Saype : Jeux d’enfants à L’ONU
L’artiste franco-suisse a réalisé une fresque géante au cœur de New-York: «World in Progress II». Ou comment construire le monde demain…
On avait d’abord découvert ce portrait de femme d’une tendresse infinie à La Clusaz, puis ce vieil homme en pleine contemplation sur les hauts de Leysin… Depuis 2015, ses fresques éphémères ont insufflé, à doses homéopathiques, un peu de poésie et d’optimisme dans notre quotidien. Ex-infirmier, Guillaume Legros, alias Saype – une contraction de Say Peace – a commencé à s’interroger sur le sens de notre existence, sur notre place dans le monde d’aujourd’hui, suite au Printemps arabe. Il a alors choisi le land art pour nourrir la discussion. L’artiste franco-suisse crée en effet des œuvres XXL sur l’herbe, la neige ou, désormais, le sable, avec de la peinture biodégradable composée de pigments naturels, tels que la craie et le charbon. Ses sujets de prédilection? La crise des réfugiés, l’écologie, l’insouciance de l’enfance… En 2018, apparaît, sur la pelouse de la Perle du Lac, à Genève, une petite fille qui jette un bateau en papier sur les eaux du Léman. Créée en soutien à l’association SOS Méditerranée, «Message from Future» fait le buzz sur les réseaux sociaux, vue par 120 millions de personnes. Conscient de sa capacité à mobiliser, Saype se met alors en tête de réaliser la plus grande chaîne humaine du monde. Son projet, intitulé «Beyond Walls», commence au pied de la tour Eiffel, à Paris, en 2019, et, depuis, l’emmène de ville en ville.
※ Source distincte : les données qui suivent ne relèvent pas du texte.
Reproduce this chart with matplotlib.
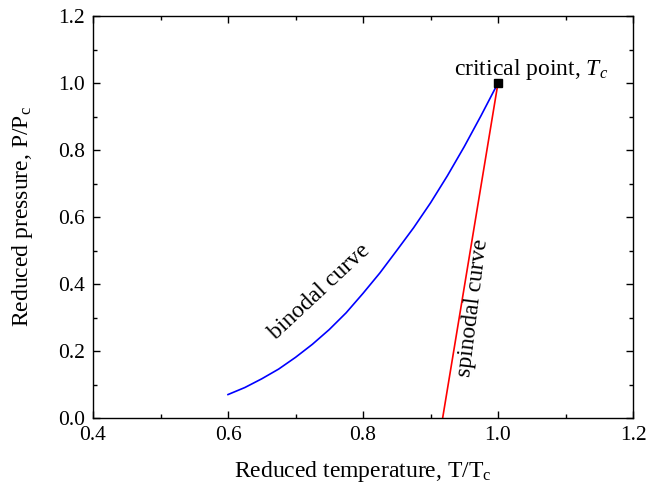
import matplotlib
matplotlib.use("Agg")
import matplotlib.pyplot as plt
from matplotlib.ticker import MultipleLocator

# binodal curve
binodal_T = [0.600, 0.625, 0.650, 0.675, 0.700, 0.725, 0.750, 0.775, 0.800,
             0.825, 0.850, 0.875, 0.900, 0.925, 0.950, 0.975, 1.000]
binodal_P = [0.070, 0.091, 0.117, 0.146, 0.181, 0.220, 0.264, 0.314, 0.372,
             0.433, 0.500, 0.568, 0.642, 0.723, 0.810, 0.903, 1.000]

# spinodal curve (straight line to the critical point)
spinodal_T = [0.918, 1.00]
spinodal_P = [0.0, 1.00]

crit_T = [1.0]
crit_P = [1.0]

plt.rcParams["font.family"] = ["Liberation Serif", "DejaVu Serif"]
plt.rcParams["mathtext.fontset"] = "custom"
plt.rcParams["mathtext.rm"] = "Liberation Serif"
plt.rcParams["mathtext.it"] = "Liberation Serif:italic"

fig = plt.figure(figsize=(6.49, 4.92), dpi=100)
ax = fig.add_axes([93 / 649, 1 - 418 / 492, 540 / 649, 402 / 492])

ax.plot(binodal_T, binodal_P, color="#0000ff", lw=1.2)
ax.plot(spinodal_T, spinodal_P, color="#ff0000", lw=1.2)
ax.plot(crit_T, crit_P, "s", color="black", ms=6, zorder=5)

ax.set_xlim(0.4, 1.2)
ax.set_ylim(0.0, 1.2)
ax.xaxis.set_major_locator(MultipleLocator(0.2))
ax.xaxis.set_minor_locator(MultipleLocator(0.1))
ax.yaxis.set_major_locator(MultipleLocator(0.2))
ax.yaxis.set_minor_locator(MultipleLocator(0.1))
ax.xaxis.set_major_formatter(lambda v, p: f"{v:.1f}")
ax.yaxis.set_major_formatter(lambda v, p: f"{v:.1f}")
ax.tick_params(which="both", direction="in", top=True, right=True, width=1.0)
ax.tick_params(which="major", length=5, labelsize=15.5, pad=6)
ax.tick_params(which="minor", length=3)
for s in ax.spines.values():
    s.set_linewidth(1.0)

ax.set_xlabel(r"Reduced temperature, T/T$_\mathrm{c}$", fontsize=17, labelpad=10)
ax.set_ylabel(r"Reduced pressure, P/P$_\mathrm{c}$", fontsize=17, labelpad=16)

ax.text(1.049, 1.024, r"critical point, $T_c$", fontsize=17, ha="center", va="baseline")
ax.text(0.736, 0.376, "binodal curve", fontsize=17, rotation=43,
        ha="center", va="center", rotation_mode="anchor")
ax.text(0.963, 0.33, "spinodal curve", fontsize=17, rotation=83,
        ha="center", va="center", rotation_mode="anchor")

fig.savefig("out.png", dpi=100)
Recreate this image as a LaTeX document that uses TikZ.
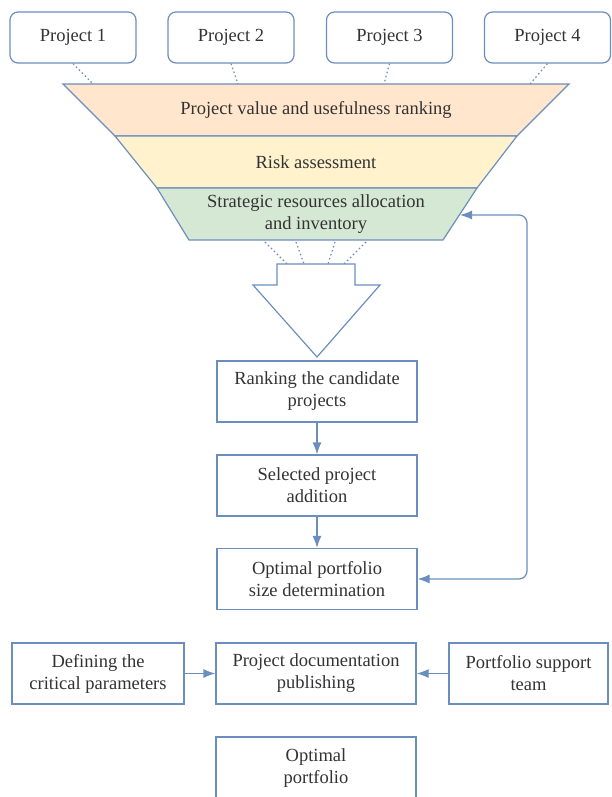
\documentclass[tikz,border=0pt]{standalone}
\usepackage{fontspec}
\setmainfont{Liberation Serif}
\usetikzlibrary{arrows.meta}
\definecolor{bl}{HTML}{6C8EBF}
\definecolor{txt}{HTML}{333333}
\definecolor{peach}{HTML}{FFE6CC}
\definecolor{yel}{HTML}{FFF2CC}
\definecolor{grn}{HTML}{D5E8D4}
\tikzset{
  base/.style={draw=bl, line width=1.2pt, fill=white, text=txt, align=center,
    font=\fontsize{18.5}{22}\selectfont, inner sep=0pt},
  proj/.style={base, rounded corners=8pt, minimum width=126pt, minimum height=51pt},
  box/.style={base, minimum width=200pt, minimum height=61pt},
  band/.style={draw=bl, line width=1.2pt},
  lbl/.style={text=txt, align=center, font=\fontsize{18.5}{22}\selectfont, inner sep=0pt},
  dots/.style={draw=bl, line width=1.2pt, dash pattern=on 1.6pt off 2.6pt},
  tip/.style={},
  arr/.style={draw=bl, line width=1.2pt, -{Latex[length=12pt,width=9pt]}},
}
\begin{document}
\begin{tikzpicture}[x=1pt,y=-1pt]
\useasboundingbox (0,0) rectangle (611,797);
\clip (0,0) rectangle (611,797);

% project boxes
\node[proj] (p1) at (73,37.5) {Project 1};
\node[proj] (p2) at (231,37.5) {Project 2};
\node[proj] (p3) at (389.5,37.5) {Project 3};
\node[proj] (p4) at (547.5,37.5) {Project 4};

% funnel
\coordinate (a1) at (63,84);  \coordinate (a2) at (569,84);
\coordinate (b1) at (115,136); \coordinate (b2) at (517,136);
\coordinate (c1) at (157,188); \coordinate (c2) at (477,188);
\coordinate (d1) at (189,240); \coordinate (d2) at (443,240);
\filldraw[band, fill=peach] (a1) -- (a2) -- (b2) -- (b1) -- cycle;
\filldraw[band, fill=yel] (b1) -- (b2) -- (c2) -- (c1) -- cycle;
\filldraw[band, fill=grn] (c1) -- (c2) -- (d2) -- (d1) -- cycle;
\node[lbl] (t1) at (316,110) {Project value and usefulness ranking};
\node[lbl] (t2) at (316,162) {Risk assessment};
\node[lbl] (t3) at (316,214) {Strategic resources allocation\\and inventory};

% dotted lines top
\coordinate (q1) at (93,84);
\coordinate (q2) at (238,84);
\coordinate (q3) at (384,84);
\coordinate (q4) at (530,84);
\draw[dots] (p1.south) -- (q1);
\draw[dots] (p2.south) -- (q2);
\draw[dots] (p3.south) -- (q3);
\draw[dots] (p4.south) -- (q4);

% block arrow
\coordinate (s1) at (277,264); \coordinate (s2) at (355,264);
\filldraw[band, fill=white] (s1) -- (s2) -- (355,285) -- (380,285) -- (317,357) -- (253,285) -- (277,285) -- cycle;

% dotted lines bottom of funnel
\coordinate (u1) at (265,242); \coordinate (v1) at (287,264);
\coordinate (u2) at (296,242); \coordinate (v2) at (304,264);
\coordinate (u3) at (335,242); \coordinate (v3) at (328,264);
\coordinate (u4) at (366,242); \coordinate (v4) at (344,264);
\draw[dots] (u1) -- (v1);
\draw[dots] (u2) -- (v2);
\draw[dots] (u3) -- (v3);
\draw[dots] (u4) -- (v4);

% main column
\node[box] (rank) at (317,391.5) {Ranking the candidate\\projects};
\node[box] (sel) at (317,485.5) {Selected project\\addition};
\node[box] (opt) at (317,579) {Optimal portfolio\\size determination};
\draw[arr] (rank.south) -- (sel.north);
\draw[arr] (sel.south) -- (opt.north);

% feedback
\coordinate (fbtop) at (460,215);
\coordinate (fbc) at (527,215);
\draw[draw=bl, line width=1.2pt, {Latex[length=12pt,width=9pt]}-{Latex[length=12pt,width=9pt]}, rounded corners=8pt]
  (fbtop) -- (fbc) |- (opt.east);

% bottom row
\node[base, minimum width=172pt, minimum height=61pt] (def) at (98,673.5) {Defining the\\critical parameters};
\node[box] (doc) at (316,673.5) {Project documentation\\publishing};
\node[base, minimum width=159pt, minimum height=61pt] (sup) at (528.5,673.5) {Portfolio support\\team};
\draw[arr] (def.east) -- (doc.west);
\draw[arr] (sup.west) -- (doc.east);

\node[box, minimum height=62pt] (fin) at (316,768) {Optimal\\portfolio};
\end{tikzpicture}
\end{document}
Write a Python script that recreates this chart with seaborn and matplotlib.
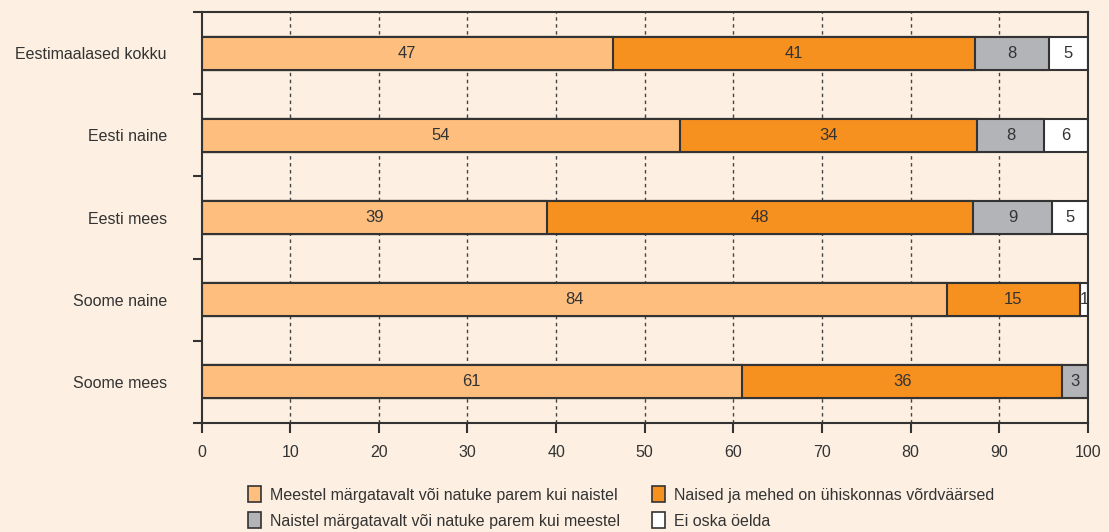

Berlin, Istanbul, Ouagadougou, Cape Town, Ouidah… Il espère ainsi associer une trentaine de métropoles à sa réflexion sur l’urgence de vivre ensemble et la solidarité entre les peuples. Avant de rallier Dubaï et l’Exposition universelle, Saype s’est arrêté, en septembre, à New York pour investir la pelouse nord du siège de l’ONU…
Un premier acte à Genève
L’histoire a commencé en 2020 à Genève, au cœur du parc du Palais des Nations. Pour célébrer le 75e anniversaire de l’ONU, Saype y peint une œuvre de 6000 m2: deux enfants sont assis côte à côte sur la pelouse et dessinent leur monde de demain. On y voit une chaîne humaine, autour d’un arbre; quelques animaux se joignent à cette merveilleuse farandole. Dans le ciel, où brille un immense soleil, une colombe de la paix s’envole. Baptisée «World in Progress», cette fresque évoque «la construction collective de notre futur». En traversant l’Atlantique, l’artiste a estimé qu’il était temps de donner vie à ce monde…
Comment integrer l’œuvre
Saype a profité du lancement du Common Agenda, un rapport du Secrétariat général de l’ONU qui propose ses recommandations afin de relever les défis d’aujourd’hui et de demain, pour retrouver ses deux petits héros: cette fois, ils commencent à construire leur monde idéal en origami. «World in Progress II» s’étend sur près de 10’000 m2. Un sacré défi. L’artiste consacre beaucoup de temps, en amont, à choisir l’histoire qu’il veut raconter et, surtout, la manière d’intégrer l’œuvre dans son espace naturel. C’est pourquoi il tient à se nourrir de l’esthétisme et de l’histoire du lieu avant de concevoir son projet.
Des carrés comme repères
Derrière son masque, Antonio Guterres, secrétaire général de l’ONU, doit sûrement se demander comment Saype a réussi à transposer ce dessin sur un espace aussi large. Tout le secret tient dans ces petits carrés… L’artiste commence en effet par quadriller le terrain avec des piquets de bois – des quadrilatères de trois mètres sur trois qui lui permettent de se repérer dans l’espace. Ensuite, il s’agit d’une «simple» mise à l’échelle de son crayonné sur le sol. «Les gens croient que j’utilise un drone pour m’aider à peindre. Ce n’est pas le cas! En fait, je ne découvre l’œuvre qu’au moment de la photo finale…»
Prendre de la hauteur
Saype a mis plus d’une année pour mettre au point sa peinture éco-responsable à base de pigments naturels. Le principal défi? Qu’elle fixe suffisamment sur l’herbe pour éviter que l’œuvre ne disparaisse en cas de pluie. Celle-ci reste néanmoins éphémère: au bout de deux ou trois semaines, elle s’estompe, s’efface, la nature reprend ses droits avec la repousse de l’herbe… Mais, avant, l’artiste aime à se mettre en scène dans son tableau. Allongé sur un nuage ou accroché au bec du pingouin. «Quand on a la tête dans les problèmes, il est toujours bon de prendre un peu de hauteur, de s’en détacher, pour avoir les idées claires.»